Oswald’s mother and brother wrote books about him after his death. Marguerite Oswald dictated a self-serving manuscript called A Mother in History, to a journalist, Ruth Payne, with whom Oswald’s Russian-born wife, Marina, was living at the time of the assassination. Among other things, Marguerite claimed John F. Kennedy was about to die anyway, so even if Oswald shot the president, he was actually doing JFK a favor. Robert Oswald wrote a book called Lee, which is, by far, the most credible account from a person connected to Lee Harvey Oswald of any I’ve read. In the fifty-five years since the weekend he spent in Dallas being interviewed by authorities and trying to see his brother, Robert’s account of what he recalls from that time has never changed. Robert Oswald has said that while he’d like to believe his brother was innocent, the evidence simply doesn’t support that conclusion. He’s stated in interviews that he taught Lee how to shoot as a child and that Lee would have had no trouble making the shot from the School Book Depository.

The person who left behind the most unanswered questions is Jack Ruby, who shot and killed Oswald two days after the assassination. Ruby had already tried to get at Oswald the night he was arrested, and was in attendance when the press was briefly allowed to interview Oswald that evening. During the interview, in response to a question by a journalist, someone can be heard in the back shouting out the name of the organization The Fair Play for Cuba Committee to which Oswald claimed to belong, and sources at the press conference have identified this person as Jack Ruby, who probably shouldn’t have known this information. It can be easily explained, however, if Ruby overheard someone else say it and just shouted it out for everyone else to hear.

The morning he shot Oswald, Ruby appears to have meandered around town for several hours, then wired some money to one of his dancers just a few minutes before he walked to police headquarters, conveniently arriving just as they were bringing Oswald out, and police have stated their transfer of Oswald was delayed because he wanted to change clothes. Seeing his chance, Ruby pushed through the crowd of reporters to shoot Oswald, captured in the iconic photo of Oswald reacting to the shot. Questioned about it in custody, Ruby claimed that he did it to spare Mrs. Kennedy the pain of having to go through a trial. Later, he regretted the shooting, when he realized it caused more problems for investigators and the country.
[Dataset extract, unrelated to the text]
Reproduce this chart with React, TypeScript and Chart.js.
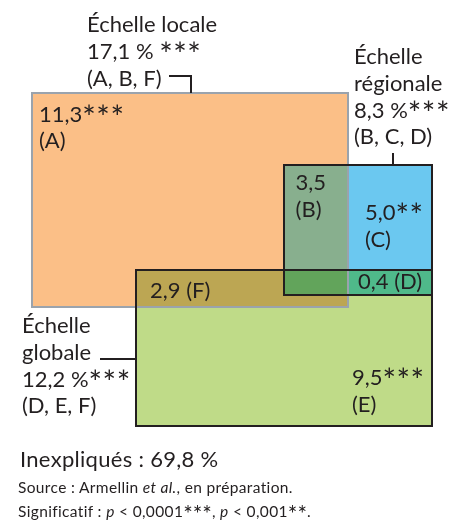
import React, { useEffect, useRef } from "react";
import { Chart, registerables } from "chart.js";

Chart.register(...registerables);

// ---- data ----
const scaleNames = ["Échelle locale", "Échelle régionale", "Échelle globale"];
const scaleTotals = ["17,1 %", "8,3 %", "12,2 %"];
const scaleSignif = ["***", "***", "***"];
const scaleFractions = ["(A, B, F)", "(B, C, D)", "(D, E, F)"];
// rectangle extents (schematic units)
const rectXMin = [8, 71, 34];
const rectXMax = [87, 108, 108];
const rectYMin = [23.25, 41.25, 67.5];
const rectYMax = [76.75, 73.75, 106.5];

const fractionLetters = ["A", "B", "C", "D", "E", "F"];
const fractionValues = ["11,3", "3,5", "5,0", "0,4", "9,5", "2,9"];
const fractionSignif = ["***", "", "**", "", "***", ""];
const unexplained = "69,8 %";

// ---- styles ----
const FONT = '"Lato", "DejaVu Sans", sans-serif';
const TEXT = "#231f20";
const rectFill = ["#fbbf87", "#6bc8f0", "#bfdb88"];
const pairFill: Record<string, string> = { "0-1": "#88af8e", "0-2": "#bca653", "1-2": "#4fb98a" };
const tripleFill = "#62a45b";
const rectBorder = ["#9aa3ad", "#231f20", "#231f20"];

const SIZE = 22;
const LH = 26.8;
const STAR_SCALE = 1.45;

type Block = { x: number; y: number; lines: string[] };

const titleBlocks: Block[] = [
  { x: 21.75, y: 8, lines: [scaleNames[0], `${scaleTotals[0]} ${scaleSignif[0]}`, scaleFractions[0]] },
  { x: 88.5, y: 16, lines: ["Échelle", "régionale", `${scaleTotals[1]}${scaleSignif[1]}`, scaleFractions[1]] },
  { x: 5.5, y: 83.25, lines: ["Échelle", "globale", `${scaleTotals[2]}${scaleSignif[2]}`, scaleFractions[2]] },
];

const fractionBlocks: Block[] = [
  { x: 9.75, y: 30.4, lines: [`${fractionValues[0]}${fractionSignif[0]}`, `(${fractionLetters[0]})`] },
  { x: 73.9, y: 47.5, lines: [`${fractionValues[1]}${fractionSignif[1]}`, `(${fractionLetters[1]})`] },
  { x: 91.25, y: 55, lines: [`${fractionValues[2]}${fractionSignif[2]}`, `(${fractionLetters[2]})`] },
  { x: 89.5, y: 72.25, lines: [`${fractionValues[3]} (${fractionLetters[3]})`] },
  { x: 88, y: 96.25, lines: [`${fractionValues[4]}${fractionSignif[4]}`, `(${fractionLetters[4]})`] },
  { x: 37.5, y: 74.5, lines: [`${fractionValues[5]} (${fractionLetters[5]})`] },
];

// connector polylines (units)
const connectors: number[][][] = [
  [[42.25, 19], [47.75, 19], [47.75, rectYMin[0]]],
  [[98.2, 38.2], [98.2, rectYMin[1]]],
  [[25, 89.75], [rectXMin[2], 89.75]],
];

function drawRich(ctx: CanvasRenderingContext2D, text: string, x: number, y: number) {
  const parts = text.split(/(\*+)/).filter((p) => p.length);
  let cx = x;
  for (const p of parts) {
    if (p[0] === "*") {
      ctx.font = `${SIZE * STAR_SCALE}px ${FONT}`;
      for (const ch of p) {
        ctx.fillText(ch, cx, y + SIZE * 0.34);
        cx += ctx.measureText(ch).width + 0.5;
      }
    } else {
      ctx.font = `${SIZE}px ${FONT}`;
      ctx.fillText(p, cx, y);
      cx += ctx.measureText(p).width;
    }
  }
}

const diagramPlugin = {
  id: "diagram",
  afterDatasetsDraw(chart: any) {
    const { ctx } = chart;
    const xs = chart.scales.x;
    const ys = chart.scales.y;
    const px = (v: number) => xs.getPixelForValue(v);
    const py = (v: number) => ys.getPixelForValue(v);
    const rect = (i: number) => ({ x0: rectXMin[i], x1: rectXMax[i], y0: rectYMin[i], y1: rectYMax[i] });
    const inter = (a: any, b: any) => {
      const r = { x0: Math.max(a.x0, b.x0), x1: Math.min(a.x1, b.x1), y0: Math.max(a.y0, b.y0), y1: Math.min(a.y1, b.y1) };
      return r.x0 < r.x1 && r.y0 < r.y1 ? r : null;
    };
    const fill = (r: any, c: string) => {
      if (!r) return;
      const x0 = Math.round(px(r.x0)), x1 = Math.round(px(r.x1));
      const y0 = Math.round(py(r.y0)), y1 = Math.round(py(r.y1));
      ctx.fillStyle = c;
      ctx.fillRect(Math.min(x0, x1), Math.min(y0, y1), Math.abs(x1 - x0), Math.abs(y1 - y0));
    };
    ctx.save();
    for (let i = 0; i < 3; i++) fill(rect(i), rectFill[i]);
    for (let i = 0; i < 3; i++)
      for (let j = i + 1; j < 3; j++) fill(inter(rect(i), rect(j)), pairFill[`${i}-${j}`]);
    const t01 = inter(rect(0), rect(1));
    fill(t01 ? inter(t01, rect(2)) : null, tripleFill);

    ctx.lineWidth = 2;
    for (let i = 0; i < 3; i++) {
      const r = rect(i);
      ctx.strokeStyle = rectBorder[i];
      const x0 = Math.round(px(r.x0)), x1 = Math.round(px(r.x1));
      const y0 = Math.round(py(r.y0)), y1 = Math.round(py(r.y1));
      ctx.strokeRect(x0, y0, x1 - x0, y1 - y0);
    }

    ctx.strokeStyle = TEXT;
    ctx.lineWidth = 2;
    for (const c of connectors) {
      ctx.beginPath();
      c.forEach((p, k) => {
        const X = Math.round(px(p[0])), Y = Math.round(py(p[1]));
        if (k === 0) ctx.moveTo(X, Y);
        else ctx.lineTo(X, Y);
      });
      ctx.stroke();
    }

    ctx.fillStyle = TEXT;
    ctx.textAlign = "left";
    ctx.textBaseline = "alphabetic";
    for (const b of [...titleBlocks, ...fractionBlocks]) {
      b.lines.forEach((l, k) => drawRich(ctx, l, px(b.x), py(b.y) + k * LH));
    }
    ctx.restore();
  },
};

const Stars = ({ n }: { n: string }) => (
  <span style={{ fontSize: "1.45em", lineHeight: 0, position: "relative", top: "0.24em", letterSpacing: 0 }}>{n}</span>
);

export default function App() {
  const ref = useRef<HTMLCanvasElement | null>(null);
  useEffect(() => {
    if (!ref.current) return;
    const chart = new Chart(ref.current, {
      type: "scatter",
      data: {
        datasets: scaleNames.map((n, i) => ({
          label: n,
          data: [
            { x: rectXMin[i], y: rectYMin[i] },
            { x: rectXMax[i], y: rectYMax[i] },
          ],
          pointRadius: 0,
          showLine: false,
        })),
      },
      options: {
        animation: false,
        responsive: true,
        maintainAspectRatio: false,
        layout: { padding: 0 },
        plugins: { legend: { display: false }, tooltip: { enabled: false } },
        scales: {
          x: { type: "linear", min: 0, max: 113, display: false },
          y: { type: "linear", min: 0, max: 132.25, reverse: true, display: false },
        },
      },
      plugins: [diagramPlugin],
    });
    return () => chart.destroy();
  }, []);

  const small = {
    position: "absolute" as const,
    left: 18,
    fontSize: 15.5,
    lineHeight: "15.5px",
    letterSpacing: "0.35px",
    fontFamily: FONT,
    color: TEXT,
    whiteSpace: "nowrap" as const,
  };
  return (
    <div style={{ position: "absolute", left: 0, top: 0, width: 452, height: 529, background: "#fff" }}>
      <canvas ref={ref} />
      <div
        style={{
          position: "absolute",
          left: 20,
          top: 447.5,
          fontSize: SIZE,
          lineHeight: `${SIZE}px`,
          letterSpacing: "0.3px",
          fontFamily: FONT,
          color: TEXT,
          whiteSpace: "nowrap",
        }}
      >
        Inexpliqués : {unexplained}
      </div>
      <div style={{ ...small, top: 479.5 }}>
        Source : Armellin <i>et al.</i>, en préparation.
      </div>
      <div style={{ ...small, top: 503.5 }}>
        Significatif : <i>p</i> &lt; 0,0001<Stars n="***" />, <i>p</i> &lt; 0,001<Stars n="**" />.
      </div>
    </div>
  );
}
He appears to have spent the rest of his life behind bars slowly losing his mind, since, in later interviews, he claimed people were being murdered in the cell next to him and claiming to have secret knowledge of the truth behind the assassination that would die with him. What I find most interesting is Ruby’s claim that he killed Oswald to spare Jacqueline Kennedy the pain of a trial. In Robert Oswald’s book, he reports that while he was in Dallas, in FBI custody, someone who identified himself as a Secret Service agent came in and started asking him questions about his family. The agent told Robert that he was doing this on behalf of Mrs. Kennedy, who wanted to know more about the man accused of shooting her husband.

Jacqueline Kennedy is almost single-handedly responsible for most of the mythology and iconography surrounding JFK. She told reporters just after the assassination that she and her husband had attended a performance of Camelot earlier in the year, and that JFK was struck by the line, “It shall not be forgot that once there was a spot, for one brief shining moment that was known as Camelot” which started the association of JFK’s administration with the legendary kingdom of King Arthur. One of the most iconic images from Kennedy’s funeral is that of John Jr. saluting his father’s casket as it passes by, and Jacqueline can clearly be seen in the video prompting him to go forward and salute. It was not the only tragedy to befall the First Couple that year. They lost a son, Patrick, in August who was only two days old. Tragedy seems to have followed the family and today, only daughter Caroline survives, leading a relatively low-key life in New York with her husband and children.